### WRITTEN EXERCISE
In the entries, find all lines that hold the word "this" and copy them.
------ SOURCE RECORDS ------
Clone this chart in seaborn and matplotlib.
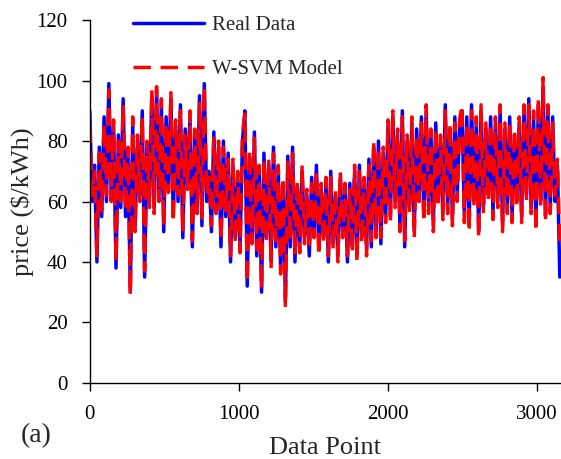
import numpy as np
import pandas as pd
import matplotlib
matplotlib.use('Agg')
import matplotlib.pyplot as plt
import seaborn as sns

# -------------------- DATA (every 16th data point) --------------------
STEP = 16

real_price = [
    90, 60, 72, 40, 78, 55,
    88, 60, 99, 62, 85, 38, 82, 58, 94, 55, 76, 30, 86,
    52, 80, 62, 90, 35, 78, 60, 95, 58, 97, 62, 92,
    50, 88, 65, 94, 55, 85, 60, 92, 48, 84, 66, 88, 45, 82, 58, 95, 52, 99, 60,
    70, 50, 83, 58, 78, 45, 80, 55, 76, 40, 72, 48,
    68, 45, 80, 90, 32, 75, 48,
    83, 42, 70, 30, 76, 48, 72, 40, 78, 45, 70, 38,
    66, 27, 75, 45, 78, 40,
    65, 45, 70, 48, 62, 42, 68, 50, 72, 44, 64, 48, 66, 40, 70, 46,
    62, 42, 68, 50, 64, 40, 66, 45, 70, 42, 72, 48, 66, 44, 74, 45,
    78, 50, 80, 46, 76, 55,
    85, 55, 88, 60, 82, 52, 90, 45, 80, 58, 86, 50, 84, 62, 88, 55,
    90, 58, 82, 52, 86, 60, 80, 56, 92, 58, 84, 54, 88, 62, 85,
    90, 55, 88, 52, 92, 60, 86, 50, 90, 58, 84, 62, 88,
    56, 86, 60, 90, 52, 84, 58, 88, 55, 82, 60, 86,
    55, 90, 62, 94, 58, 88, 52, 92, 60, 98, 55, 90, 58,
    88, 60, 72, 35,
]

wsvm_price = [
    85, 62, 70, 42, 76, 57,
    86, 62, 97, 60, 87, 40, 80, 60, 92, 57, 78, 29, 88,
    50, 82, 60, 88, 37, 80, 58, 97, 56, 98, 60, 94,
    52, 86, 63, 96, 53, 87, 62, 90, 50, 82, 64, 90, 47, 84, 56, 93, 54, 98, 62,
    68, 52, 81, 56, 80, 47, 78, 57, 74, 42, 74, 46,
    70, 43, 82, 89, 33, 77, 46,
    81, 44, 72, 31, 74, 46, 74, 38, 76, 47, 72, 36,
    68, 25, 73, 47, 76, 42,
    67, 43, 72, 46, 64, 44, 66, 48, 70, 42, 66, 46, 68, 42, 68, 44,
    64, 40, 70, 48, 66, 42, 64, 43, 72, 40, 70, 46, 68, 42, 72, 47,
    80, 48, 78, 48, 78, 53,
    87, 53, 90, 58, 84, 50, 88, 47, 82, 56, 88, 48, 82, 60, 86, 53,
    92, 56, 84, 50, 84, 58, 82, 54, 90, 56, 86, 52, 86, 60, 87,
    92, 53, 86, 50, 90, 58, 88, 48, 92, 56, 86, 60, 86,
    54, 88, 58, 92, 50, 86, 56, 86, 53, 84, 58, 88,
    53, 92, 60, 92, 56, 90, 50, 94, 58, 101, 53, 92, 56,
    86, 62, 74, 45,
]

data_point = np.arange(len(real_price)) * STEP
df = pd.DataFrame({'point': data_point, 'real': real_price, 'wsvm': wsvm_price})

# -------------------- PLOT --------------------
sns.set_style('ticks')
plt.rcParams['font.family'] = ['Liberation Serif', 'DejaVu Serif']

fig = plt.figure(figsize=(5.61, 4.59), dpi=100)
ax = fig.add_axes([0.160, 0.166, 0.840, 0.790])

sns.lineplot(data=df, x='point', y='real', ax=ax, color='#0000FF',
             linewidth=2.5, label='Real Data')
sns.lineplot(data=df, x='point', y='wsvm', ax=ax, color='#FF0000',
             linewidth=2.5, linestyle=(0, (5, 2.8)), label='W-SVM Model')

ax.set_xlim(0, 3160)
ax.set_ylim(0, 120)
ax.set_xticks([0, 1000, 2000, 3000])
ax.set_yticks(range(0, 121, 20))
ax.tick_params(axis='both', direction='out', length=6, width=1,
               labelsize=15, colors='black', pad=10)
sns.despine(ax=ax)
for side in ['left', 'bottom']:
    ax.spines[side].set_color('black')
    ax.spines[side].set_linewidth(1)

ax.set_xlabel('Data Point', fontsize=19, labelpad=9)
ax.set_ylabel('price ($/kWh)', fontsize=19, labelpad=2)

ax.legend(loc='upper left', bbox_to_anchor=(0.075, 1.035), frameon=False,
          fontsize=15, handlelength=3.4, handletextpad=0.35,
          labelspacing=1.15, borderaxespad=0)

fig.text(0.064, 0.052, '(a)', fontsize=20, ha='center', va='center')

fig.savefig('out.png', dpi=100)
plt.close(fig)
------
------ SOURCE RECORDS ------
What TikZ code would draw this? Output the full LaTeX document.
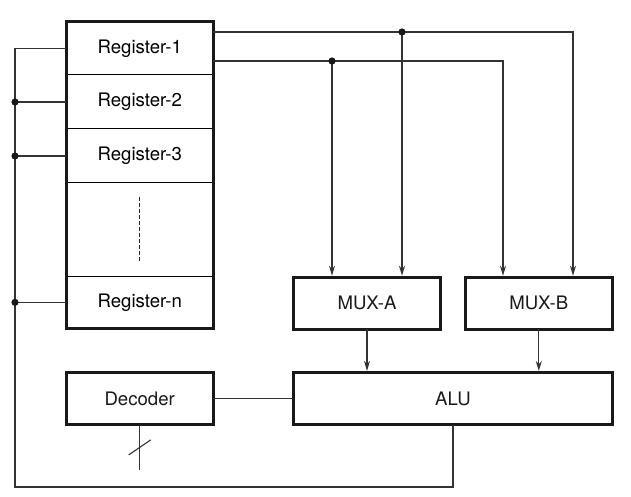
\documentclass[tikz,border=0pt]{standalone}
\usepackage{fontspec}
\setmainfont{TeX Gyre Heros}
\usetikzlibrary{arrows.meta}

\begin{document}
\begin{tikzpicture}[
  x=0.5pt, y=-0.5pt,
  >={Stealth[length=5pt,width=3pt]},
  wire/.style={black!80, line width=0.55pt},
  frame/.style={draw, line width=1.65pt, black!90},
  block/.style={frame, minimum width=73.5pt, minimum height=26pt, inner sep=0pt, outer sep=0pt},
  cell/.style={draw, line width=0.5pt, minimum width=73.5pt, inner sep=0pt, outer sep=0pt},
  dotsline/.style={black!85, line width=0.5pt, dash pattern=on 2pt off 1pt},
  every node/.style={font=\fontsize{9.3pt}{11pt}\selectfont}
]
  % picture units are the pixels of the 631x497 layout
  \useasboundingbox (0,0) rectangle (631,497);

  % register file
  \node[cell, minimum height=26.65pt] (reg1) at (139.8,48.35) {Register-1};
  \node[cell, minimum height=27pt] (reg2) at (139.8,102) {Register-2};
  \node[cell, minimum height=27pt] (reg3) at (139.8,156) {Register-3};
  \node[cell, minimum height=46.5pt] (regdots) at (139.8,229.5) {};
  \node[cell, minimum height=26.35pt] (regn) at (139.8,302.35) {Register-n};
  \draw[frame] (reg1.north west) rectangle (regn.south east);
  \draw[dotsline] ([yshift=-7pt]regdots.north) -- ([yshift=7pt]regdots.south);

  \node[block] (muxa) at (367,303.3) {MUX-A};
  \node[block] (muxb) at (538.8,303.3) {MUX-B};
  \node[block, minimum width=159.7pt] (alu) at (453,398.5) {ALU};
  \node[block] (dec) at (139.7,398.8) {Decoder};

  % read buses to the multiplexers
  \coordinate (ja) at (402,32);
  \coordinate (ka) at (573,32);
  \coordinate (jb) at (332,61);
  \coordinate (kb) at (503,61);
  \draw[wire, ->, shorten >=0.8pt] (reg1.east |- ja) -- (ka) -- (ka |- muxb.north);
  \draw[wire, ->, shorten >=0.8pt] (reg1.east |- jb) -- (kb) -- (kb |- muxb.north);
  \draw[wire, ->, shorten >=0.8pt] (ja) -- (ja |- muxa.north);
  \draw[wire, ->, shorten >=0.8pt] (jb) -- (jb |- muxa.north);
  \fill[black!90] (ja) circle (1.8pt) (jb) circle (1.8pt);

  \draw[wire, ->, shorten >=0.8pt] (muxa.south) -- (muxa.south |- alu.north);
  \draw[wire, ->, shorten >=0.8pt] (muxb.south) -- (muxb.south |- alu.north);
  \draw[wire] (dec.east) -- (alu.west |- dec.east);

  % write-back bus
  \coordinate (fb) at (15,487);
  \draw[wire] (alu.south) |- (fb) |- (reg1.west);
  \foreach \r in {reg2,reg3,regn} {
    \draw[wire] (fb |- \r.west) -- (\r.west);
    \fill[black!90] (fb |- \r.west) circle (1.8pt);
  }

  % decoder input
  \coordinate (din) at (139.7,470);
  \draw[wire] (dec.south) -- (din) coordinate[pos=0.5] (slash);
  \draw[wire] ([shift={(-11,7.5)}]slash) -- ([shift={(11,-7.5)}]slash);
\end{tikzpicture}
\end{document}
------
------ SOURCE RECORDS ------
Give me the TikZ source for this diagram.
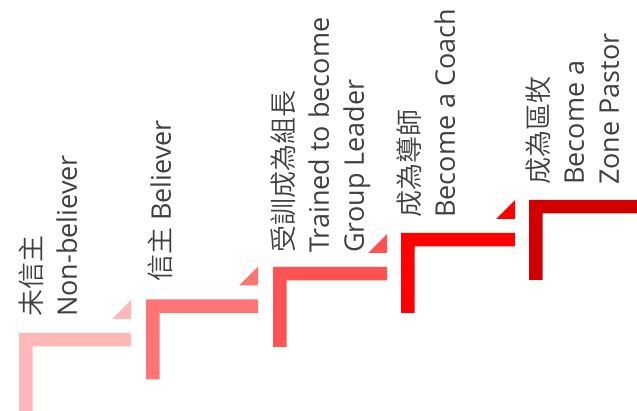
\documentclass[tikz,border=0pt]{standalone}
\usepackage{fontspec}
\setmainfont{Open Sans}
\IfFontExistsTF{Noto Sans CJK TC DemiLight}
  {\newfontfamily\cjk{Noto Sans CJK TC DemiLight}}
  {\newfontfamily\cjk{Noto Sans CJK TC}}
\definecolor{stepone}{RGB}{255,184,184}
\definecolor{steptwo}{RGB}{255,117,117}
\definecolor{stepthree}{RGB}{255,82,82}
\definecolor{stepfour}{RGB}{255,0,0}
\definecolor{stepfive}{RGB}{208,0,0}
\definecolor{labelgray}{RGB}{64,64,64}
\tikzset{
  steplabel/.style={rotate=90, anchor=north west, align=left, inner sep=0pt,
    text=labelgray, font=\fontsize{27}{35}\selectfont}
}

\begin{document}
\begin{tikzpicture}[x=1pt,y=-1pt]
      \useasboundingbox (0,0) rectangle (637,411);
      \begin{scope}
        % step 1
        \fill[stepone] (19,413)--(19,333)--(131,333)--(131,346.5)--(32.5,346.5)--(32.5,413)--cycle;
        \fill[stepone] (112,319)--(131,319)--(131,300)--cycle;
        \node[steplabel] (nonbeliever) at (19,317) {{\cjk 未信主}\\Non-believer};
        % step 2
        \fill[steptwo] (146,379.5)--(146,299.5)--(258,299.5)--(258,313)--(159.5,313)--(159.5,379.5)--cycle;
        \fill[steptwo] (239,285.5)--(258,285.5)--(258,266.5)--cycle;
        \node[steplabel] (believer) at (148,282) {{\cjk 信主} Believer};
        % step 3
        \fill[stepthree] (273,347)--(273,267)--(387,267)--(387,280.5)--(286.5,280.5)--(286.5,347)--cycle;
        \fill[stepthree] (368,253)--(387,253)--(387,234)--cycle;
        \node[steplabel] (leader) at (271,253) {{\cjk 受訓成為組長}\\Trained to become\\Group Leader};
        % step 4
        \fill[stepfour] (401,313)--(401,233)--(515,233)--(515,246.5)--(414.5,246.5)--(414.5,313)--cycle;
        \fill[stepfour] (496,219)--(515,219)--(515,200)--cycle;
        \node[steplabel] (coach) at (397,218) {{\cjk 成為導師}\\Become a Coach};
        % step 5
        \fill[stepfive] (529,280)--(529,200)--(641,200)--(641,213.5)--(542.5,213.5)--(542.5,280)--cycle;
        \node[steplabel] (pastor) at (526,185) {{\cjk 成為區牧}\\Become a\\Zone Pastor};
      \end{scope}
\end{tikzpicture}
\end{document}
------
### WRITTEN ANSWER
Clone this chart in seaborn and matplotlib.
What TikZ code would draw this? Output the full LaTeX document.
Give me the TikZ source for this diagram.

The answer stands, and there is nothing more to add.